Aim ▸
Copy word for word the lines in the records below, starting at the line with "Convert this chart to Plotly code." and ending at the line with "import plotly.graph_objects as go". Skip the pictures.

Listing ▸
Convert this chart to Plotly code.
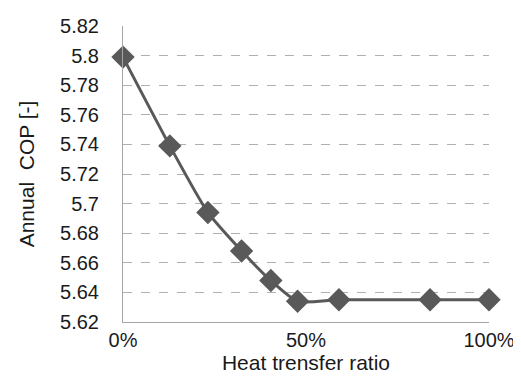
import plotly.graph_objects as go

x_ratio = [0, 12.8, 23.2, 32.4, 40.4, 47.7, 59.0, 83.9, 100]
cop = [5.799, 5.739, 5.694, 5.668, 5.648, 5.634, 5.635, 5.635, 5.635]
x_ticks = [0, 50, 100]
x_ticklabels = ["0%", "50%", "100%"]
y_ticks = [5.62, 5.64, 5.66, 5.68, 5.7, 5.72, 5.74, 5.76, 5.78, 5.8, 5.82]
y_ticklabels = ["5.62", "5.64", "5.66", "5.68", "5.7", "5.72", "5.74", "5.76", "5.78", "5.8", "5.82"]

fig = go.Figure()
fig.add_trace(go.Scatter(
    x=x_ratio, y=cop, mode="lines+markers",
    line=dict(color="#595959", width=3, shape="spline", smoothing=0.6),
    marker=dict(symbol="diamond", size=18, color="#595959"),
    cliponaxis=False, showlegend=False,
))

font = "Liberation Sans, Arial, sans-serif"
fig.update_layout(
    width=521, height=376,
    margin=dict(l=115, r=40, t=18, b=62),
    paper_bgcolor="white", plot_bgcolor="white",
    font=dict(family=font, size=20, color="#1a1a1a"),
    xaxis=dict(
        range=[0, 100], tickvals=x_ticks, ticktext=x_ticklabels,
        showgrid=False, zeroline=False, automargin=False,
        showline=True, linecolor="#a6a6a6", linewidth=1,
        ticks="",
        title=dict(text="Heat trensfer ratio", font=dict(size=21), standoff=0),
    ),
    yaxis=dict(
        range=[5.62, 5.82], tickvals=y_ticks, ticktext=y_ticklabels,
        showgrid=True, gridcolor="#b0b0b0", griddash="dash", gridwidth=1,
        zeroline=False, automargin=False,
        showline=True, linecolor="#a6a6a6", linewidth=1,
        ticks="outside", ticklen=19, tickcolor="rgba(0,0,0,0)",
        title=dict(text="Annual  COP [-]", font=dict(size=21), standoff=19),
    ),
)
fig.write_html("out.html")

---

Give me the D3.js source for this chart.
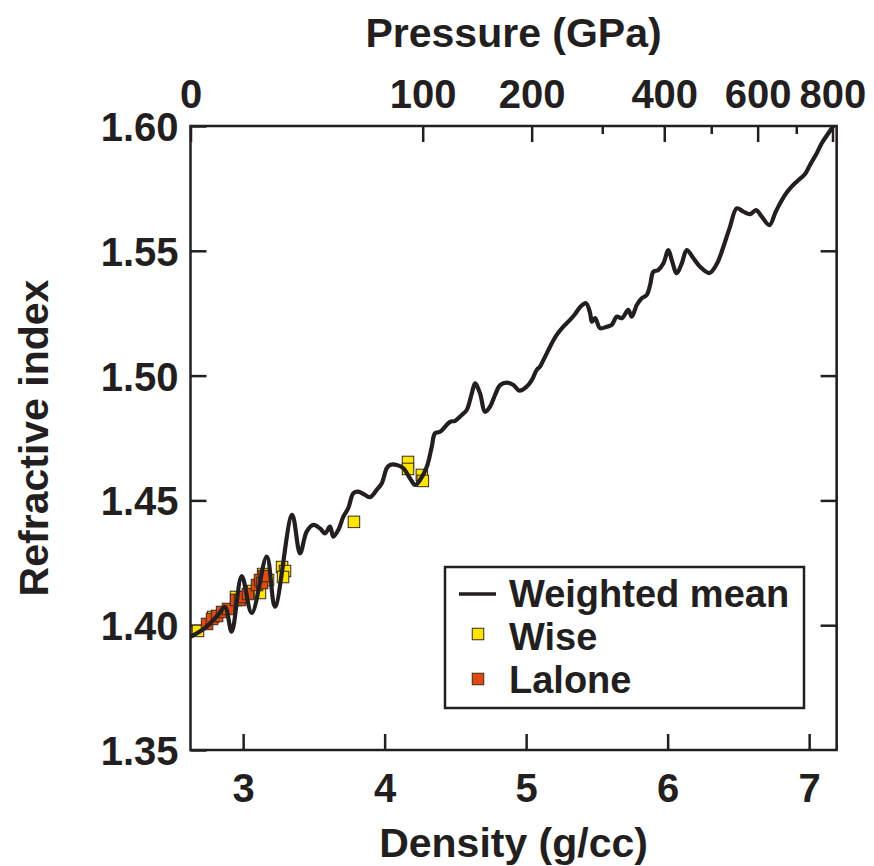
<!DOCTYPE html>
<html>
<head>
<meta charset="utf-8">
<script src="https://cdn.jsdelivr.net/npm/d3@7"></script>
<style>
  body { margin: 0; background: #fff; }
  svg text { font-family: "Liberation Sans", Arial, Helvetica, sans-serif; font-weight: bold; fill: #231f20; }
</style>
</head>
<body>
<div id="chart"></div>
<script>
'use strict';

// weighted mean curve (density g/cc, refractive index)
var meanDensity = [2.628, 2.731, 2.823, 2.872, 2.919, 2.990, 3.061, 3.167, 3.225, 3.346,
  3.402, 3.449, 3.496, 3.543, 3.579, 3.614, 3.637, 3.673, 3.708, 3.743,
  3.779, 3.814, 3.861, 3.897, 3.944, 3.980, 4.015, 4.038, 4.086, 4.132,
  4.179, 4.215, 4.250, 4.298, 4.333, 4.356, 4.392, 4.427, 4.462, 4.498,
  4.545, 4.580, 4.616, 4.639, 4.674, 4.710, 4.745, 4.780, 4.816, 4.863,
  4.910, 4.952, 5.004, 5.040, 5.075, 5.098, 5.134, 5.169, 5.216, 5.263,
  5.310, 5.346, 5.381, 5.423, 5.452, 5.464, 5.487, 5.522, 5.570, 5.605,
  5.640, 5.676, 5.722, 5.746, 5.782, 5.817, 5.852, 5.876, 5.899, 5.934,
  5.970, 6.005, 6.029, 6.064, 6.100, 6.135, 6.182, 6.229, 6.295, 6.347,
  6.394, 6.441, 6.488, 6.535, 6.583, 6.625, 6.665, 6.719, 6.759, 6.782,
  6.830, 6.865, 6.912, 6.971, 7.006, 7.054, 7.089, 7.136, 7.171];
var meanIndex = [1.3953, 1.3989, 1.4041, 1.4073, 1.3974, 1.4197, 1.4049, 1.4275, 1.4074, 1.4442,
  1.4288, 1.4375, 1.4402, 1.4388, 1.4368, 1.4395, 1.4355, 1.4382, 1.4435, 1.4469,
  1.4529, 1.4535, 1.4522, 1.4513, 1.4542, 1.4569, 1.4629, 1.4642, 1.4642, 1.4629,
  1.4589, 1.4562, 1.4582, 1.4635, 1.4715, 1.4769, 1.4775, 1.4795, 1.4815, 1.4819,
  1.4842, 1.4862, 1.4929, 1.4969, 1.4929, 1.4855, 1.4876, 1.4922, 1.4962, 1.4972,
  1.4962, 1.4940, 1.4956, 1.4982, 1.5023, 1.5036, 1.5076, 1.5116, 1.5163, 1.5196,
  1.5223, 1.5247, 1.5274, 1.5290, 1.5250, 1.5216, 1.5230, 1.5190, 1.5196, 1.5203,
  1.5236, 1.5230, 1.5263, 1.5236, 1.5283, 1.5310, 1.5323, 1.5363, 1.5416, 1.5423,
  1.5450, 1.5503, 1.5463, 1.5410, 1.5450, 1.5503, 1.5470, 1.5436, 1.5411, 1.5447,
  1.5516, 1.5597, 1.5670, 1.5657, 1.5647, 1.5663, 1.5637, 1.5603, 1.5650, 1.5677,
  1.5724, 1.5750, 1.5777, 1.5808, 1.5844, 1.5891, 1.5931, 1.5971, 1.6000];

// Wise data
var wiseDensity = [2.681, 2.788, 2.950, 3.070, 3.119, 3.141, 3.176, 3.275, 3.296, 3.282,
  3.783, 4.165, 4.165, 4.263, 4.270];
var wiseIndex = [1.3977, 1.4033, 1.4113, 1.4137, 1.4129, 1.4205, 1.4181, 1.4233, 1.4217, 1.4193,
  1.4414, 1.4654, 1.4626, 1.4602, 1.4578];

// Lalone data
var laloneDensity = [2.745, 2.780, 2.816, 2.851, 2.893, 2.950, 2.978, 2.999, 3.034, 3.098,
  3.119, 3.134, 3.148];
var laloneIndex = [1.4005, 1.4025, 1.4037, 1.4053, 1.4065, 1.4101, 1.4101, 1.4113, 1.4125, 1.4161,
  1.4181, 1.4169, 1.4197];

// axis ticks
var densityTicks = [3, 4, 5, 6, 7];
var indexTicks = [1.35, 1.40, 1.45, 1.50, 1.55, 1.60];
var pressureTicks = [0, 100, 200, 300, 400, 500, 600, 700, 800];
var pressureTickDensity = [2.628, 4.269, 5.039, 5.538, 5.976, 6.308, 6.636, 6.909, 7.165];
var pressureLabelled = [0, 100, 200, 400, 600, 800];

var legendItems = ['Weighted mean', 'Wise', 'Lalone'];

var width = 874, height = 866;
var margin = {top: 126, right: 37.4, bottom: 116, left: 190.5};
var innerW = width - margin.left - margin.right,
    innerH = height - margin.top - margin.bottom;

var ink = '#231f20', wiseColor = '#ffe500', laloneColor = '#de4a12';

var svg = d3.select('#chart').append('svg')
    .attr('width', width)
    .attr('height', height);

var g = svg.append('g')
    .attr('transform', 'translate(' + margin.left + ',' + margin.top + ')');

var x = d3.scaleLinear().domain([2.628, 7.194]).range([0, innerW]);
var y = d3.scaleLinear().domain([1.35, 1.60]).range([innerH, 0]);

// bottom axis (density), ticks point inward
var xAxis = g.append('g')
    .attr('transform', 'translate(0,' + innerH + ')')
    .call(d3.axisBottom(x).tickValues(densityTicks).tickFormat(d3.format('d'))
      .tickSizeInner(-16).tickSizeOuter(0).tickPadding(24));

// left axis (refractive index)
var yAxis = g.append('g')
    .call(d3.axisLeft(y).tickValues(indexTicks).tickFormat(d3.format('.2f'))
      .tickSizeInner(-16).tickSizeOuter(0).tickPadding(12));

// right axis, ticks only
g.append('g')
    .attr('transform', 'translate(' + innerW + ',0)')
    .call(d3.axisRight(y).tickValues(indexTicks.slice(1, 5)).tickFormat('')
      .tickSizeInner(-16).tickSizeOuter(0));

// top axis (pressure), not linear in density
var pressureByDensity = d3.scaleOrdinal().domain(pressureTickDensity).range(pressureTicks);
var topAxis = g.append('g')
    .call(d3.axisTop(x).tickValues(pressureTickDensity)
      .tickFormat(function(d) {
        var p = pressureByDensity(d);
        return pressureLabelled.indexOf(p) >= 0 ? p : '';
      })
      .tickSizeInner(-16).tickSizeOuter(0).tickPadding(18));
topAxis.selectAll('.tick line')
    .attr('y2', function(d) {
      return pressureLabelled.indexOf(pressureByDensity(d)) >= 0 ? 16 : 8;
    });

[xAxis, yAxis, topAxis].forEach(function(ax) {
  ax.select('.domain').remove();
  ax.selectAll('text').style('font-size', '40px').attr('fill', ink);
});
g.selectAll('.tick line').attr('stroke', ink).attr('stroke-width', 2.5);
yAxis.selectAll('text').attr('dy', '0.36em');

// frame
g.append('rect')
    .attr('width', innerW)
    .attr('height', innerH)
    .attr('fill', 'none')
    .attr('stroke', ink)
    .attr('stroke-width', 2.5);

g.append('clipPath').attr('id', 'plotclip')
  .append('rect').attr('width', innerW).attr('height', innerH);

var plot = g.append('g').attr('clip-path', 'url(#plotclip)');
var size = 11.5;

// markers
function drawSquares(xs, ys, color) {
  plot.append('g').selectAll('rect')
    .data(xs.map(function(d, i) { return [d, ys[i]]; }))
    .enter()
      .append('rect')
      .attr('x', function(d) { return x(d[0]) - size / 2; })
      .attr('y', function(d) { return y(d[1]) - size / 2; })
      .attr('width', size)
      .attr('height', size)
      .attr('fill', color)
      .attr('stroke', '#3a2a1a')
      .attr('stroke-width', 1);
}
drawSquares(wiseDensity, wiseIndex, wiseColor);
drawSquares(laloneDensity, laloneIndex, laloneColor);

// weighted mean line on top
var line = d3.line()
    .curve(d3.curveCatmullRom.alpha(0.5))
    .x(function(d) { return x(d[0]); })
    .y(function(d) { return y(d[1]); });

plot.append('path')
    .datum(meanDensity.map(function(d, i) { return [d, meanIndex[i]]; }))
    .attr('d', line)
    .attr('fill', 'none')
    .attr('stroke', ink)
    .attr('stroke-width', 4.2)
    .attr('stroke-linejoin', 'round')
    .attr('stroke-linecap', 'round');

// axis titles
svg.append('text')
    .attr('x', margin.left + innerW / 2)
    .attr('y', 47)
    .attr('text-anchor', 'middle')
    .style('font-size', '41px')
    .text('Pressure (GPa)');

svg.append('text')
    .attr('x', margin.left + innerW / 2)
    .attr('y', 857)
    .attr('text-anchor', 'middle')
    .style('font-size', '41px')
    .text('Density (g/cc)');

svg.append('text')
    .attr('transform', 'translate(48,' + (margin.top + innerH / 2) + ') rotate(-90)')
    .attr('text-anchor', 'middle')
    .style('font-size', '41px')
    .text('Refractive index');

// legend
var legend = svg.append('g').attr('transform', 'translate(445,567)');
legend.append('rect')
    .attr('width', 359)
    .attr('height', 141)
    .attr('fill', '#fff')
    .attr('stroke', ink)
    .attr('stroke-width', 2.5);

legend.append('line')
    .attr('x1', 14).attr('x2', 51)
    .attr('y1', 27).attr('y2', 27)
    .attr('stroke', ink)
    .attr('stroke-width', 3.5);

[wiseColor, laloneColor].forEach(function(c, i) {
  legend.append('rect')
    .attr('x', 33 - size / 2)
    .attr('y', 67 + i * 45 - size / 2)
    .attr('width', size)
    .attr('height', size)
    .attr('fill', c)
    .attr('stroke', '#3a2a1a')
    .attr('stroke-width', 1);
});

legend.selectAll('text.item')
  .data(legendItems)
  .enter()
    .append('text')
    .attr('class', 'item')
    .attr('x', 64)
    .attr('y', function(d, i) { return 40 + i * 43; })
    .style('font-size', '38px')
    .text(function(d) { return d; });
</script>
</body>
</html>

---

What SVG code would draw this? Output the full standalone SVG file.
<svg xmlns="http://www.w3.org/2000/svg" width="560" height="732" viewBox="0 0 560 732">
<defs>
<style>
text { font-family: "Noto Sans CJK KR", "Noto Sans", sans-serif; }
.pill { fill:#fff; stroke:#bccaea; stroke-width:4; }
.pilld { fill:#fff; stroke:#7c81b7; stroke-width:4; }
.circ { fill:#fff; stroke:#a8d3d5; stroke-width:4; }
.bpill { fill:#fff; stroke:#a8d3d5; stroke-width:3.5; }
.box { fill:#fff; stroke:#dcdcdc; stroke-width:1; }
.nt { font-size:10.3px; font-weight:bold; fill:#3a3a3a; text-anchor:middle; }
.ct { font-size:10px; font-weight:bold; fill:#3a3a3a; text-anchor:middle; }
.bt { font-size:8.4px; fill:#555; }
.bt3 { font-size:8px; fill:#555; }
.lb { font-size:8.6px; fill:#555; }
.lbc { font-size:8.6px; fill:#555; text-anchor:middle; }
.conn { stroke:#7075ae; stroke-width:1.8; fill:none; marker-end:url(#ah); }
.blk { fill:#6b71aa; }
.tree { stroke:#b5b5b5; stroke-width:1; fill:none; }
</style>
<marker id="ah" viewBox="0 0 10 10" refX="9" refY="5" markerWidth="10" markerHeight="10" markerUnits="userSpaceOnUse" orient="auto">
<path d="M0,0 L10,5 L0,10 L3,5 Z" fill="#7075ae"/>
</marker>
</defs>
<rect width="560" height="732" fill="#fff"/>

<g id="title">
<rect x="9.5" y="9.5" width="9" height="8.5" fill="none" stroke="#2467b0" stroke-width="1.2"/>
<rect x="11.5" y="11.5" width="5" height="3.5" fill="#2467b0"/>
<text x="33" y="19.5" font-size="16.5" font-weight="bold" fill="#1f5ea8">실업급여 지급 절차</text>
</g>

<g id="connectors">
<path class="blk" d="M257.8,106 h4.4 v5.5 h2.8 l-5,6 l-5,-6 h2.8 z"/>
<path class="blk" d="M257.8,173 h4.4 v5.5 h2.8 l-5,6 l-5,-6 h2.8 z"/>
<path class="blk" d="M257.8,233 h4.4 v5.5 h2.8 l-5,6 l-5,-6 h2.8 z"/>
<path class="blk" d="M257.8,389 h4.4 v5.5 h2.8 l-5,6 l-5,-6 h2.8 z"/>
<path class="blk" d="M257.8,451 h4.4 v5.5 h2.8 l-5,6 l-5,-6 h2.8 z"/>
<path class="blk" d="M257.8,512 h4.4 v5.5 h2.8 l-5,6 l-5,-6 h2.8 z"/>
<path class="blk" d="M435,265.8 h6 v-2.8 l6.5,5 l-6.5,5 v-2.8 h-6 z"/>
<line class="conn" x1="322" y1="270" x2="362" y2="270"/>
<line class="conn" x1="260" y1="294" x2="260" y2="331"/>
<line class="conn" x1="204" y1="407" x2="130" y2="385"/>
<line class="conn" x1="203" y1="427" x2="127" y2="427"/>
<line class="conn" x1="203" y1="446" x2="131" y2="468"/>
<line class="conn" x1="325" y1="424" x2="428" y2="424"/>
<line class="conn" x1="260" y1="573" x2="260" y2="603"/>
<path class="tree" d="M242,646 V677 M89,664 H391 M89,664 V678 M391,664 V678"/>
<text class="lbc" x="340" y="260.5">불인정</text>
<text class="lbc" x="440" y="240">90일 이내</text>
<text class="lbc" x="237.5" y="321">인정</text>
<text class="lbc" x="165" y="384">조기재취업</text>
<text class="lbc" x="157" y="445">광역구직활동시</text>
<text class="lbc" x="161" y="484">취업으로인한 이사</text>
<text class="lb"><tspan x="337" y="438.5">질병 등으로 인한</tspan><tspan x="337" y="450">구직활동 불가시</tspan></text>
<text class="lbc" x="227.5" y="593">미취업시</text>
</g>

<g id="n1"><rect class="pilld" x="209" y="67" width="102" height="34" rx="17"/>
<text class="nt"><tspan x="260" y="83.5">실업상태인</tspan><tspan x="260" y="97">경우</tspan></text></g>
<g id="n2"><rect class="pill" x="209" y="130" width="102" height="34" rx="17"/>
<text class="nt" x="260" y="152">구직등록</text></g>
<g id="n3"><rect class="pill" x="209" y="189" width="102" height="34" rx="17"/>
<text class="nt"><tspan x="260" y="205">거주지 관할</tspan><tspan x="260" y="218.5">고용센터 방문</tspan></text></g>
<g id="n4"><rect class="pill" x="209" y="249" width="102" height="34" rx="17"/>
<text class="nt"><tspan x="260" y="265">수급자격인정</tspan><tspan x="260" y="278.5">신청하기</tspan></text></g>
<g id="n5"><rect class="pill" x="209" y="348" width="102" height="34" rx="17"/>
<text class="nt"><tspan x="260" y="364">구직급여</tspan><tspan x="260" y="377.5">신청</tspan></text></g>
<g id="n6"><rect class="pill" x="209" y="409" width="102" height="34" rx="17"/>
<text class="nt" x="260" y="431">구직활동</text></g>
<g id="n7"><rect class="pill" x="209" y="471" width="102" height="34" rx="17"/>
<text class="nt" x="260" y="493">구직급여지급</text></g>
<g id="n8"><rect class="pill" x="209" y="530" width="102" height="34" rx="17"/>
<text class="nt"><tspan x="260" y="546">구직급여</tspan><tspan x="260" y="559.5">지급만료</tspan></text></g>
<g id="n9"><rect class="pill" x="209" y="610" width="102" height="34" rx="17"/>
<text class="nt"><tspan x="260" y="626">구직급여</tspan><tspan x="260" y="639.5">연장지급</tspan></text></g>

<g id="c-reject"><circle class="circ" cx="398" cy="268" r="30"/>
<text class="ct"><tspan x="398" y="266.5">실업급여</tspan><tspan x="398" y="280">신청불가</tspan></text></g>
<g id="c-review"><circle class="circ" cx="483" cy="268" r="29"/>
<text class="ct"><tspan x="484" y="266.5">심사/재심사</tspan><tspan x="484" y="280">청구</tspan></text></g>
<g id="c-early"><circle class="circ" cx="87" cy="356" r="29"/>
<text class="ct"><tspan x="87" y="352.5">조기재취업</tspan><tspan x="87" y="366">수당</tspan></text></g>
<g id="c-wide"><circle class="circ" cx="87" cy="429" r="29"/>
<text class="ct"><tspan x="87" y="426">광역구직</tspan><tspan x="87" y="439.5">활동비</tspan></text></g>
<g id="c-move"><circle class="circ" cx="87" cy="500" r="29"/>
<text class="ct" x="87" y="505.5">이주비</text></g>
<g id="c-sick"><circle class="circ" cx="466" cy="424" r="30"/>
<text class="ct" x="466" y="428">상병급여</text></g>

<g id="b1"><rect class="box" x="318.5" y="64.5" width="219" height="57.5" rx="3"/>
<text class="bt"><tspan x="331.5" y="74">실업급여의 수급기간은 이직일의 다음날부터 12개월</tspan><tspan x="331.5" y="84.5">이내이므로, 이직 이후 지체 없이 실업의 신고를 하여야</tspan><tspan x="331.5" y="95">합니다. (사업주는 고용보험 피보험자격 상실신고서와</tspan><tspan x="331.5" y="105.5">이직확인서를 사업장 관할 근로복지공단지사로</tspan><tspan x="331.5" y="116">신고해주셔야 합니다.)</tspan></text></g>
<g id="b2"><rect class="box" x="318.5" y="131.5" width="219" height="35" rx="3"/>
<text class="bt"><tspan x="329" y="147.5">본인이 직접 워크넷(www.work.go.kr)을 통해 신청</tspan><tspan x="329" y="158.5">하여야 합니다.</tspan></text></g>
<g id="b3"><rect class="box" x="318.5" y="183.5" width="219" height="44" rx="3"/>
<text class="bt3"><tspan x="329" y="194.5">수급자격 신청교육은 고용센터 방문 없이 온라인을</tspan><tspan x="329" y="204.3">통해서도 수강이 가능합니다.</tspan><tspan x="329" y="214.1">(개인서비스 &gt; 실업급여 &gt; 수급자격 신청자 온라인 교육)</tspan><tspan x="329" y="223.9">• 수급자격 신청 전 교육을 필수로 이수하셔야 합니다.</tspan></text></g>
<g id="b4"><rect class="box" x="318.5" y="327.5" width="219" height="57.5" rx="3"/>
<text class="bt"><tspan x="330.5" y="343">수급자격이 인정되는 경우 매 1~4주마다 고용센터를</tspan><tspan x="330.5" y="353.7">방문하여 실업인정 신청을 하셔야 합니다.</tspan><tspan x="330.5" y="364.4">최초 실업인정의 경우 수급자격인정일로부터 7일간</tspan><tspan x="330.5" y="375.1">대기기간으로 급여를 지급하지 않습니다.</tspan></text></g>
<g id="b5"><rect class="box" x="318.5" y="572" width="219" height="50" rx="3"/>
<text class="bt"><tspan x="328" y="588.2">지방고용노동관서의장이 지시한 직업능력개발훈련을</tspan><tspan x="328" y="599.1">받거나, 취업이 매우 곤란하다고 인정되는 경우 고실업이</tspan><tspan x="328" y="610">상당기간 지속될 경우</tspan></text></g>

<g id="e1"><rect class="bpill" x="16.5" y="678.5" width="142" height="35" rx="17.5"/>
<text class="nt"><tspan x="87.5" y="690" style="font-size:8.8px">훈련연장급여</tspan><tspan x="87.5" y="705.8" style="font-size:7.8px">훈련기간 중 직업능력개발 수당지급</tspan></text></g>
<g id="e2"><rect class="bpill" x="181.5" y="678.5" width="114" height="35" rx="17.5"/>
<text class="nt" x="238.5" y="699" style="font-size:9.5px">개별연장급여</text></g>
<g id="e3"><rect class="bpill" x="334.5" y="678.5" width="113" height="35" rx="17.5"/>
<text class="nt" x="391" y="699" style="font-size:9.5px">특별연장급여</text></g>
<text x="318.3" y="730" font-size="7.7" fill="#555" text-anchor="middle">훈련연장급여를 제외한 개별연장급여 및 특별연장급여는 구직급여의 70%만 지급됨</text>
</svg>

Exercise solution ▸
Convert this chart to Plotly code.
import plotly.graph_objects as go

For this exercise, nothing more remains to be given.